Es scheidet auch aus, den Kostenfestsetzungsantrag als sofortige Beschwerde gegen die Kostengrundentscheidung auszulegen. Diese wäre nach § 311 Abs. 2 StPO binnen einer Woche nach Bekanntmachung der Entscheidung einzulegen gewesen. Zum Zeitpunkt des Eingangs des Kostenfestsetzungsantrags war die Wochenfrist, welche sich ab der Verkündung des Urteilstenors berechnet, längst abgelaufen.

c)

Die Kammer hat zudem erwogen, den Kostenfestsetzungsantrag zugleich als Wiedereinsetzungsantrag wegen der versäumten Frist zur Einlegung der sofortigen Beschwerde auszulegen. Die Voraussetzungen für eine Wiedereinsetzung in den vorigen Stand nach § 24 Satz 1 StPO liegen aber nicht vor. Der Verurteilte war nicht ohne sein Verschulden verhindert, die Frist zur Einlegung der sofortigen Beschwerde einzulegen.
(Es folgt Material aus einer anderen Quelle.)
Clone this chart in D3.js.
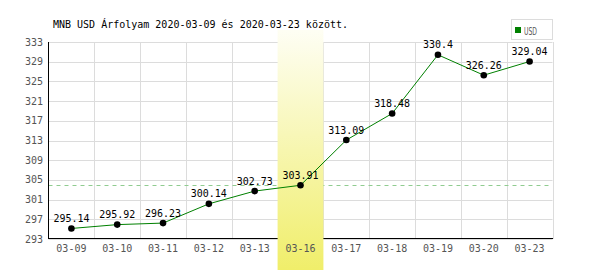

Die inhaltlich unzutreffende Kosten- und Auslagenentscheidung ist in seiner Gegenwart verkündet worden. Der Verurteilte war zudem anwaltlich vertreten. Es ist eine Rechtsmittelbelehrung, welche die Rechtsmittel der Berufung und der Sprungrevision sowie die der sofortigen Beschwerde gegen die Kosten- und Auslagenentscheidung umfasste, erteilt worden.

Hätten der Verurteilte und/oder sein Verteidiger darauf geachtet, dass eine Auslagenentscheidung nicht getroffen war, so hätten sie sofortige Beschwerde einlegen oder auf eine noch während der Urteilsbegründung mögliche Ergänzung des Ausspruchs hinwirken können. Dass sie auf den Inhalt der Auslagenentscheidung nicht geachtet haben, führt jedenfalls nicht dazu, dass sie ohne Verschulden verhindert gewesen wären, die Frist zur Einlegung der sofortigen Beschwerde einzuhalten.

2.

Mangels einer Auslagengrundentscheidung war die Festsetzung der Auslagen insgesamt abzulehnen. Im Verfahren der sofortigen Beschwerde gegen einen Kostenfestsetzungsbeschluss besteht kein Verbot der Schlechterstellung (vgl. Meyer-Goßner, aaO, § 464b Rn. 8).

Das in §§ 331 Abs. 1, 358 Abs. 2 und 373 Abs. 2 StPO normierte Verschlechterungsverbot bezieht sich ausdrücklich nur auf die Rechtsfolgen der Tat. Hierbei geht es in der Auslagenfestsetzung nicht. Die genannten Vorschriften sind auch nicht etwa Ausdruck eines allgemeinen, durch das Rechtsstaatsprinzip gebotenen Rechtsgrundsatzes des Inhalts, dass eine Entscheidung nicht zum Nachteil eines Rechtsmittelführers abgeändert werden dürfe, sondern es handelt sich um eine besondere, dem Angeklagten vom Gesetzgeber gewährte Rechtswohltat (Meyer-Goßner, aaO, § 331 Rn. 1 mwN). Auch § 308 Abs. 1 ZPO ist nicht anwendbar, weil sich das Beschwerdeverfahren nicht nach den Grundsätzen der Zivilprozessordnung, sondern nach denen der Strafprozessordnung richtet (vgl. Meyer-Goßner, a.a.O., § 464b Rn. 6, 8).

Entgegen der Auffassung des Verurteilten kann die Kostenfestsetzung auch nicht in den Grund und in die Höhe aufgeteilt werden, sondern es ist – wenn das Verbot der Schlechterstellung nicht gilt – die der Sache nach gebotene Entscheidung zu treffen. Mangels einer Auslagengrundentscheidung war danach die Auslagenfestsetzung insgesamt abzulehnen.

3.

Die Kostenentscheidung folgt aus § 473 Abs. 1 StPO.